Short problem:
Transcribe each line exactly.

Information provided:

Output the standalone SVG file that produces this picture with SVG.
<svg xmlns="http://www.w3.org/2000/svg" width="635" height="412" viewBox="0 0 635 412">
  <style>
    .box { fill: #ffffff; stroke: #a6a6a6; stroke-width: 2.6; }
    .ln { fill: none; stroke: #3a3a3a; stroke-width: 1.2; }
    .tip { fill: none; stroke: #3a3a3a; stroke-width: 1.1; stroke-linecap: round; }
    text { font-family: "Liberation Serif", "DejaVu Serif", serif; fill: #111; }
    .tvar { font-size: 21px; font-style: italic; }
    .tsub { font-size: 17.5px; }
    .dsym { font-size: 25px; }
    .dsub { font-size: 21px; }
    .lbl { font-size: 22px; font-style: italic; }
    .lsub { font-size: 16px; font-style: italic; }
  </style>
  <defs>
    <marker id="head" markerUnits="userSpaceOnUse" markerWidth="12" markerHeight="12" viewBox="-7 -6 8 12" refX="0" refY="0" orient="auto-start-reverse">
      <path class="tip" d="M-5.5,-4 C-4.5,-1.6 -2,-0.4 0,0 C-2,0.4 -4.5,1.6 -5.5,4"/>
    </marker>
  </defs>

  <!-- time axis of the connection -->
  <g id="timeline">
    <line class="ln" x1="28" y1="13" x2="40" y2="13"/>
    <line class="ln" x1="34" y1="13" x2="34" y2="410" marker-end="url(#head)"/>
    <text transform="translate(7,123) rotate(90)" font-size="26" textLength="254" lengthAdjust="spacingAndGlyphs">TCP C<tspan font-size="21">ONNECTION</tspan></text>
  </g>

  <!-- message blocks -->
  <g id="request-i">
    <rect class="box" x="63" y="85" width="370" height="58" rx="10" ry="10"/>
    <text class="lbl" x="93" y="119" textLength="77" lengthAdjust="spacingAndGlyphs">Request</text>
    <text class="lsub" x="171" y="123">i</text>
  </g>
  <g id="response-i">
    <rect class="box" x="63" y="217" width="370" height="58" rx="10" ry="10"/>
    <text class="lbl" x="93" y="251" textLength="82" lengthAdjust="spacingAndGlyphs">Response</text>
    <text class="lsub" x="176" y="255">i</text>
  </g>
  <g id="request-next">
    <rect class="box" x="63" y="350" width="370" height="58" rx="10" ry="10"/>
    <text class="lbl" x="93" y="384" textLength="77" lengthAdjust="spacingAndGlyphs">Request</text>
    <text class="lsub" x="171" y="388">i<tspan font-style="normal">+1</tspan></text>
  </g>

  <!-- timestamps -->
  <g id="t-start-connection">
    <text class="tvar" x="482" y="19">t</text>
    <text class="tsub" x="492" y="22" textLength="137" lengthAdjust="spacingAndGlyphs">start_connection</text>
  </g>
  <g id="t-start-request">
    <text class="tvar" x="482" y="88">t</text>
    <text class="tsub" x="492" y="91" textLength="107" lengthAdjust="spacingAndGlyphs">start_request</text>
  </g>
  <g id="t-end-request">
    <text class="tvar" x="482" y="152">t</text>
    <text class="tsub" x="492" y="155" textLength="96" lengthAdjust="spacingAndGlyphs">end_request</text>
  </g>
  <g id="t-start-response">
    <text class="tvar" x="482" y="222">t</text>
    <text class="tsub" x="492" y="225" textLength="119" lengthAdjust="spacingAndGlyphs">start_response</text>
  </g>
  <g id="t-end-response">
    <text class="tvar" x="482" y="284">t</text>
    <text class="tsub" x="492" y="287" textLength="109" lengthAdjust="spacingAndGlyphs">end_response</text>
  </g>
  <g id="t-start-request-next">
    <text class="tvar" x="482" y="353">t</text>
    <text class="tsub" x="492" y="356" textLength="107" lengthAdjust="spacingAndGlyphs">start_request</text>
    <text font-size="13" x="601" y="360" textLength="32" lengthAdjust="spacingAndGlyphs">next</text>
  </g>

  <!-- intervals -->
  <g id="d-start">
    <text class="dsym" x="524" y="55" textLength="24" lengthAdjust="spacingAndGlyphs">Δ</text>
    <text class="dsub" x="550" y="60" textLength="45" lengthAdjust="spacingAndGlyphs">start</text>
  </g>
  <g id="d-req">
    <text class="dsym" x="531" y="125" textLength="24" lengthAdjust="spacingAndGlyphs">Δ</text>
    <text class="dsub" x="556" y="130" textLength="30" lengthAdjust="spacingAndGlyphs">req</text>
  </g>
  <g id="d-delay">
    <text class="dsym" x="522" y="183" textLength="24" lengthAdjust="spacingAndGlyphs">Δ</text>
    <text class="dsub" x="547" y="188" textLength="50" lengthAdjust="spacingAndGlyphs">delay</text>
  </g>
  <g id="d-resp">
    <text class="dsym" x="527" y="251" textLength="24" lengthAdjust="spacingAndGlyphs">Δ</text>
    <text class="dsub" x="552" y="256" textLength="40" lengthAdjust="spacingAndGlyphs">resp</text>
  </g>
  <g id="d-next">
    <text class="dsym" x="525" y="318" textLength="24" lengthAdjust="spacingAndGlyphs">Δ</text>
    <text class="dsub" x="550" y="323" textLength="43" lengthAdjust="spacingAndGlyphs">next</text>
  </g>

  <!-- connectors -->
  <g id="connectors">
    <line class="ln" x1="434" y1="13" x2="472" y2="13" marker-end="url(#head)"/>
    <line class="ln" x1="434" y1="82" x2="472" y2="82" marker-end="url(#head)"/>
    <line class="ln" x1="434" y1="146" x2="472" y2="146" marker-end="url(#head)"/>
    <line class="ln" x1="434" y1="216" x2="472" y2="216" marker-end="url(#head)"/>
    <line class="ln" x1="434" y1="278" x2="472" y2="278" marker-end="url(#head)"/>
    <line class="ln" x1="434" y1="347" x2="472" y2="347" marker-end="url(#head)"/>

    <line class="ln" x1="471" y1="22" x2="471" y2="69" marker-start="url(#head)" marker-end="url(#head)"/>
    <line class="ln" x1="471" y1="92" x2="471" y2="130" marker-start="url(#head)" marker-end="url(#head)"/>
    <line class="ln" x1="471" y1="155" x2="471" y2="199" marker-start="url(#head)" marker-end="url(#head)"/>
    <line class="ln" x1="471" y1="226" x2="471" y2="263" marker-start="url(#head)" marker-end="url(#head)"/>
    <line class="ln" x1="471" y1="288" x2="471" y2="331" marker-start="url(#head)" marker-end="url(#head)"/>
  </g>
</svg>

Written answer:
Output the standalone SVG file that produces this picture with SVG.
<svg xmlns="http://www.w3.org/2000/svg" width="635" height="412" viewBox="0 0 635 412">
  <style>
    .box { fill: #ffffff; stroke: #a6a6a6; stroke-width: 2.6; }
    .ln { fill: none; stroke: #3a3a3a; stroke-width: 1.2; }
    .tip { fill: none; stroke: #3a3a3a; stroke-width: 1.1; stroke-linecap: round; }
    text { font-family: "Liberation Serif", "DejaVu Serif", serif; fill: #111; }
    .tvar { font-size: 21px; font-style: italic; }
    .tsub { font-size: 17.5px; }
    .dsym { font-size: 25px; }
    .dsub { font-size: 21px; }
    .lbl { font-size: 22px; font-style: italic; }
    .lsub { font-size: 16px; font-style: italic; }
  </style>
  <defs>
    <marker id="head" markerUnits="userSpaceOnUse" markerWidth="12" markerHeight="12" viewBox="-7 -6 8 12" refX="0" refY="0" orient="auto-start-reverse">
      <path class="tip" d="M-5.5,-4 C-4.5,-1.6 -2,-0.4 0,0 C-2,0.4 -4.5,1.6 -5.5,4"/>
    </marker>
  </defs>

  <!-- time axis of the connection -->
  <g id="timeline">
    <line class="ln" x1="28" y1="13" x2="40" y2="13"/>
    <line class="ln" x1="34" y1="13" x2="34" y2="410" marker-end="url(#head)"/>
    <text transform="translate(7,123) rotate(90)" font-size="26" textLength="254" lengthAdjust="spacingAndGlyphs">TCP C<tspan font-size="21">ONNECTION</tspan></text>
  </g>

  <!-- message blocks -->
  <g id="request-i">
    <rect class="box" x="63" y="85" width="370" height="58" rx="10" ry="10"/>
    <text class="lbl" x="93" y="119" textLength="77" lengthAdjust="spacingAndGlyphs">Request</text>
    <text class="lsub" x="171" y="123">i</text>
  </g>
  <g id="response-i">
    <rect class="box" x="63" y="217" width="370" height="58" rx="10" ry="10"/>
    <text class="lbl" x="93" y="251" textLength="82" lengthAdjust="spacingAndGlyphs">Response</text>
    <text class="lsub" x="176" y="255">i</text>
  </g>
  <g id="request-next">
    <rect class="box" x="63" y="350" width="370" height="58" rx="10" ry="10"/>
    <text class="lbl" x="93" y="384" textLength="77" lengthAdjust="spacingAndGlyphs">Request</text>
    <text class="lsub" x="171" y="388">i<tspan font-style="normal">+1</tspan></text>
  </g>

  <!-- timestamps -->
  <g id="t-start-connection">
    <text class="tvar" x="482" y="19">t</text>
    <text class="tsub" x="492" y="22" textLength="137" lengthAdjust="spacingAndGlyphs">start_connection</text>
  </g>
  <g id="t-start-request">
    <text class="tvar" x="482" y="88">t</text>
    <text class="tsub" x="492" y="91" textLength="107" lengthAdjust="spacingAndGlyphs">start_request</text>
  </g>
  <g id="t-end-request">
    <text class="tvar" x="482" y="152">t</text>
    <text class="tsub" x="492" y="155" textLength="96" lengthAdjust="spacingAndGlyphs">end_request</text>
  </g>
  <g id="t-start-response">
    <text class="tvar" x="482" y="222">t</text>
    <text class="tsub" x="492" y="225" textLength="119" lengthAdjust="spacingAndGlyphs">start_response</text>
  </g>
  <g id="t-end-response">
    <text class="tvar" x="482" y="284">t</text>
    <text class="tsub" x="492" y="287" textLength="109" lengthAdjust="spacingAndGlyphs">end_response</text>
  </g>
  <g id="t-start-request-next">
    <text class="tvar" x="482" y="353">t</text>
    <text class="tsub" x="492" y="356" textLength="107" lengthAdjust="spacingAndGlyphs">start_request</text>
    <text font-size="13" x="601" y="360" textLength="32" lengthAdjust="spacingAndGlyphs">next</text>
  </g>

  <!-- intervals -->
  <g id="d-start">
    <text class="dsym" x="524" y="55" textLength="24" lengthAdjust="spacingAndGlyphs">Δ</text>
    <text class="dsub" x="550" y="60" textLength="45" lengthAdjust="spacingAndGlyphs">start</text>
  </g>
  <g id="d-req">
    <text class="dsym" x="531" y="125" textLength="24" lengthAdjust="spacingAndGlyphs">Δ</text>
    <text class="dsub" x="556" y="130" textLength="30" lengthAdjust="spacingAndGlyphs">req</text>
  </g>
  <g id="d-delay">
    <text class="dsym" x="522" y="183" textLength="24" lengthAdjust="spacingAndGlyphs">Δ</text>
    <text class="dsub" x="547" y="188" textLength="50" lengthAdjust="spacingAndGlyphs">delay</text>
  </g>
  <g id="d-resp">
    <text class="dsym" x="527" y="251" textLength="24" lengthAdjust="spacingAndGlyphs">Δ</text>
    <text class="dsub" x="552" y="256" textLength="40" lengthAdjust="spacingAndGlyphs">resp</text>
  </g>
  <g id="d-next">
    <text class="dsym" x="525" y="318" textLength="24" lengthAdjust="spacingAndGlyphs">Δ</text>
    <text class="dsub" x="550" y="323" textLength="43" lengthAdjust="spacingAndGlyphs">next</text>
  </g>

  <!-- connectors -->
  <g id="connectors">
    <line class="ln" x1="434" y1="13" x2="472" y2="13" marker-end="url(#head)"/>
    <line class="ln" x1="434" y1="82" x2="472" y2="82" marker-end="url(#head)"/>
    <line class="ln" x1="434" y1="146" x2="472" y2="146" marker-end="url(#head)"/>
    <line class="ln" x1="434" y1="216" x2="472" y2="216" marker-end="url(#head)"/>
    <line class="ln" x1="434" y1="278" x2="472" y2="278" marker-end="url(#head)"/>
    <line class="ln" x1="434" y1="347" x2="472" y2="347" marker-end="url(#head)"/>

    <line class="ln" x1="471" y1="22" x2="471" y2="69" marker-start="url(#head)" marker-end="url(#head)"/>
    <line class="ln" x1="471" y1="92" x2="471" y2="130" marker-start="url(#head)" marker-end="url(#head)"/>
    <line class="ln" x1="471" y1="155" x2="471" y2="199" marker-start="url(#head)" marker-end="url(#head)"/>
    <line class="ln" x1="471" y1="226" x2="471" y2="263" marker-start="url(#head)" marker-end="url(#head)"/>
    <line class="ln" x1="471" y1="288" x2="471" y2="331" marker-start="url(#head)" marker-end="url(#head)"/>
  </g>
</svg>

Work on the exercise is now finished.